╔══

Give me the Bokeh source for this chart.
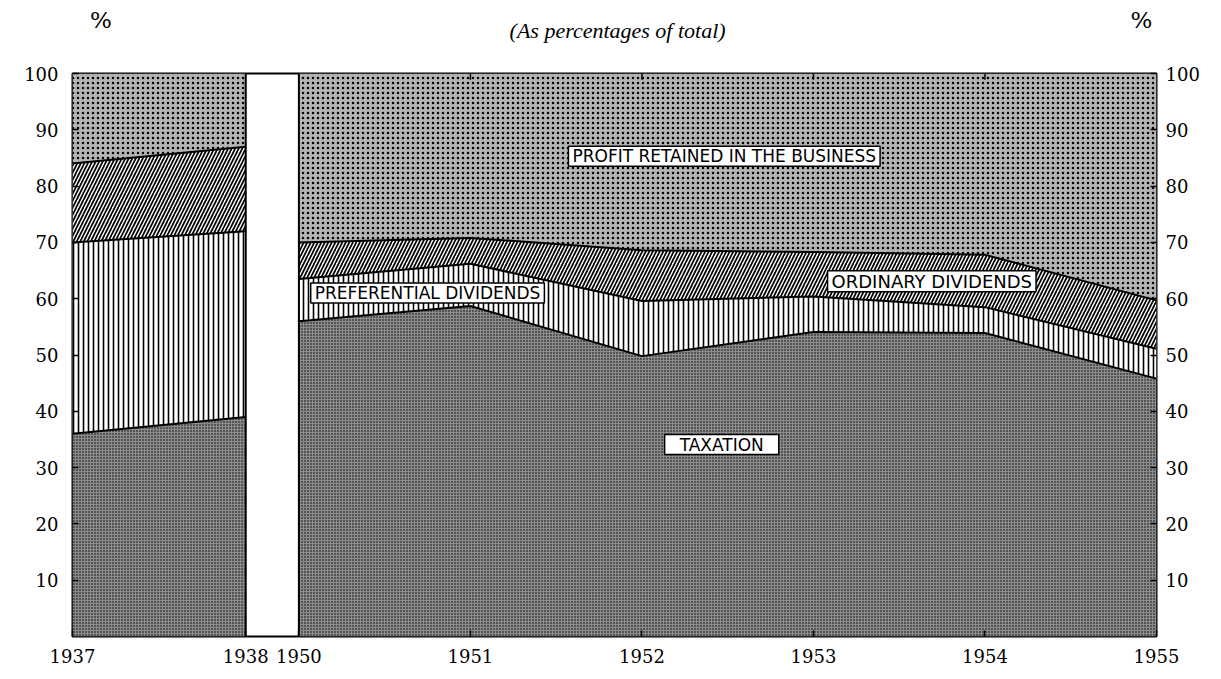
import numpy as np
from bokeh.plotting import figure
from bokeh.layouts import column
from bokeh.models import FixedTicker, LinearAxis, Label, Range1d
from bokeh.core.properties import value
from bokeh.embed import file_html
from bokeh.resources import INLINE

# ---- data ----
years = ["1937", "1938", "1950", "1951", "1952", "1953", "1954", "1955"]
x_pos = [0.0, 1.01, 1.32, 2.32, 3.32, 4.32, 5.32, 6.32]   # axis position of each year (gap 1938-1950)
taxation = [36.0, 39.0, 56.0, 58.7, 49.8, 54.1, 53.9, 45.8]
preferential = [34.0, 33.0, 7.5, 7.5, 9.8, 6.3, 4.6, 5.3]
ordinary = [14.0, 15.0, 6.5, 4.6, 9.0, 7.9, 9.3, 8.6]
# profit retained in the business = remainder to 100
segments = [(0, 2), (2, 8)]
y_ticks = [10, 20, 30, 40, 50, 60, 70, 80, 90, 100]

x = np.array(x_pos)
b1 = np.array(taxation)
b2 = b1 + np.array(preferential)
b3 = b2 + np.array(ordinary)
top = np.full_like(b1, 100.0)
bottom = np.zeros_like(b1)

SERIF = "DejaVu Serif"
SANS = "DejaVu Sans"
W = 1221

# ---- header strip ----
HEAD_H = 60
head = figure(width=W, height=HEAD_H, output_backend="svg", toolbar_location=None,
              x_range=Range1d(0, W), y_range=Range1d(0, HEAD_H), min_border=0,
              x_axis_location=None, y_axis_location=None)
head.outline_line_color = None
head.grid.visible = False
head.background_fill_color = "white"
head.border_fill_color = "white"
head.text(x=[32, 1204], y=[41, 41], text=["%", "%"], text_font=value(SERIF),
          text_font_size="23px", text_align="center", text_baseline="middle", text_color="black")
head.text(x=[614], y=[30], text=["(As percentages of total)"], text_font=value("Liberation Serif"),
          text_font_style="italic", text_font_size="22px", text_align="center",
          text_baseline="middle", text_color="black")

# ---- main chart ----
p = figure(width=W, height=679 - HEAD_H, output_backend="svg", toolbar_location=None,
           x_range=Range1d(0, 6.32), y_range=Range1d(0, 100),
           min_border_left=72, min_border_right=65, min_border_top=13, min_border_bottom=43)
p.background_fill_color = "white"
p.border_fill_color = "white"
p.outline_line_color = "black"
p.outline_line_width = 2
p.grid.visible = False

bands = [
    (bottom, b1, dict(fill_color="#8c8c8c", hatch_pattern="dot", hatch_scale=3, hatch_color="black", hatch_weight=1.0)),
    (b1, b2, dict(fill_color="white", hatch_pattern="vertical_line", hatch_scale=5, hatch_color="black", hatch_weight=1.6)),
    (b2, b3, dict(fill_color="white", hatch_pattern="right_diagonal_line", hatch_scale=7, hatch_color="black", hatch_weight=1.7)),
    (b3, top, dict(fill_color="#b4b4b4", hatch_pattern="dot", hatch_scale=5, hatch_color="black", hatch_weight=3.2)),
]

for s, e in segments:
    xs = x[s:e]
    for lo, hi, style in bands:
        p.varea(x=xs, y1=lo[s:e], y2=hi[s:e], **style)
    for bnd in (b1, b2, b3):
        p.line(xs, bnd[s:e], line_color="black", line_width=2)

# edges of the gap between 1938 and 1950
p.segment(x0=[x_pos[1], x_pos[2]], y0=[0, 0], x1=[x_pos[1], x_pos[2]], y1=[100, 100],
          line_color="black", line_width=2)
# small inward ticks along the top edge
p.segment(x0=x_pos[3:-1], y0=[100] * 4, x1=x_pos[3:-1], y1=[98.9] * 4, line_color="black", line_width=1.5)

# ---- axes ----
overrides = {xp: yr for xp, yr in zip(x_pos, years)}

def style_axis(ax):
    ax.axis_line_color = None
    ax.major_tick_in = 6
    ax.major_tick_out = 0
    ax.minor_tick_line_color = None
    ax.major_tick_line_color = "black"
    ax.major_tick_line_width = 1.5
    ax.major_label_text_font = SERIF
    ax.major_label_text_font_size = "18px"
    ax.major_label_text_color = "black"

xb = p.below[0]
xb.ticker = FixedTicker(ticks=x_pos)
xb.major_label_overrides = overrides
xb.major_label_standoff = 12
style_axis(xb)

yl = p.left[0]
yl.ticker = FixedTicker(ticks=y_ticks)
yl.major_label_standoff = 14
style_axis(yl)

yr = LinearAxis(ticker=FixedTicker(ticks=y_ticks))
yr.major_label_standoff = 9
style_axis(yr)
p.add_layout(yr, "right")

# ---- boxed series labels ----
def boxed(xv, yv, txt, size="17px", pad=(4, 0)):
    p.add_layout(Label(x=xv, y=yv, text=txt, text_font=SANS, text_font_size=size,
                       text_color="black", text_align="center", text_baseline="middle",
                       background_fill_color="white", border_line_color="black",
                       border_line_width=1.5, padding=pad))

boxed(3.80, 85.3, "PROFIT RETAINED IN THE BUSINESS")
boxed(2.07, 61.0, "PREFERENTIAL DIVIDENDS")
boxed(5.01, 63.1, "ORDINARY DIVIDENDS", size="18px")
boxed(3.785, 34.1, "TAXATION", pad=(15, 0))

layout = column(head, p, spacing=0)
open("out.html", "w").write(file_html(layout, INLINE))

╚══

• Request:
Leave out the pictures and repeat the lines from the start of the material through the line with "from bokeh.resources import INLINE", inclusive.

• Task solution:
Give me the Bokeh source for this chart.
import numpy as np
from bokeh.plotting import figure
from bokeh.layouts import column
from bokeh.models import FixedTicker, LinearAxis, Label, Range1d
from bokeh.core.properties import value
from bokeh.embed import file_html
from bokeh.resources import INLINE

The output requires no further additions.